III. Photographs showing the scene of the accident were allowed in evidence by the court. They were shown to be true and correct representations of the place they purport to represent as it existed at the time pertinent to the inquiry, except that in two of the pictures grass is shown to be of considerable height on the tracks, while the evidence shows that the grass had been cut at the time of the accident. In ruling the photographs admissible the court allowed them in evidence except as to the grass on the track. One photograph showed the station and the tracks alongside the station. The "Hill Track" was to the rear of the station. We have examined the photographs and find no reversible error in allowing the photographs in evidence. City of Anniston v. Simmons, 31 Ala. App. 536, 20 So.2d 52, certiorari denied 246 Ala. 153, 20 So.2d 54.

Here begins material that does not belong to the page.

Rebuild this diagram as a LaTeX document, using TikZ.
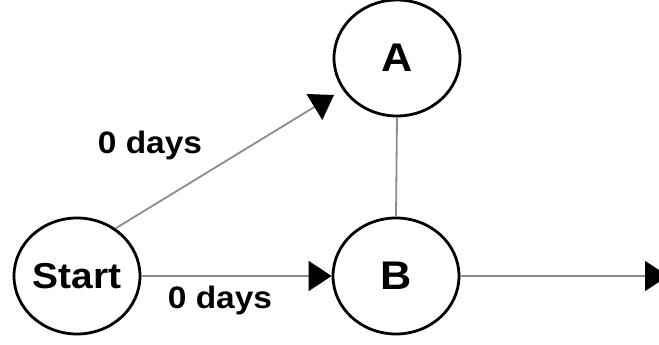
\documentclass[tikz,border=0pt]{standalone}
\usepackage{fontspec}
\setmainfont[FakeStretch=1.08]{Liberation Sans}
\usetikzlibrary{shapes.geometric,arrows.meta}
\definecolor{linkgray}{RGB}{140,140,140}
\tikzset{
  event/.style={ellipse, draw=black, line width=2.8pt, minimum width=126pt,
    minimum height=116pt, inner sep=0pt, font=\bfseries\fontsize{40}{44}\selectfont},
  startevent/.style={event, font=\bfseries\fontsize{36}{40}\selectfont},
  link/.style={draw=linkgray, line width=1.8pt},
  arrowlink/.style={link, -{Triangle[length=23pt,width=30pt,color=black]}},
  duration/.style={font=\bfseries\fontsize{31}{34}\selectfont, inner sep=0pt}
}
\begin{document}
\begin{tikzpicture}[x=1pt,y=1pt]
  \useasboundingbox (0,0) rectangle (659,345);
  \clip (0,0) rectangle (659,345);
  % events
  \node[startevent] (Start) at (77,69) {Start};
  \node[event] (A) at (397,287) {A};
  \node[event] (B) at (396,69) {B};
  % free ends of the open arrows
  \coordinate (aIn) at (334,250);
  \coordinate (out) at (668,69);
  % connectors
  \draw[arrowlink] (Start.51) -- (aIn);
  \draw[arrowlink] (Start.east) -- (B.west);
  \draw[link] (A.south) -- (B.north);
  \draw[arrowlink] (B.east) -- (out);
  % durations
  \node[duration] (d1) at (150,200) {0 days};
  \node[duration] (d2) at (220,45) {0 days};
\end{tikzpicture}
\end{document}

IV. It is insisted that the court was in error in overruling the motion for a new trial. But the decision of the trial court refusing to grant a new trial on the ground that the verdict was contrary to the evidence will not be reversed unless, after allowing all reasonable presumptions of its correctness, the preponderance of the evidence against the verdict is so decided as to clearly convince the court that it is wrong and unjust. City of Ozark v. Byrd, 225 Ala. 332, 143 So. 168; Cobb v. Malone, 92 Ala. 630, 9 So. 738. We are not so convinced. Not only did the jury have the right to conclude from the evidence that appellee was not guilty of negligence, but it could have found also from the evidence that the appellant was guilty of contributory negligence which proximately contributed to its loss.
Affirmed.
LIVINGSTON, C. J., and LAWSON and MERRILL, JJ., concur.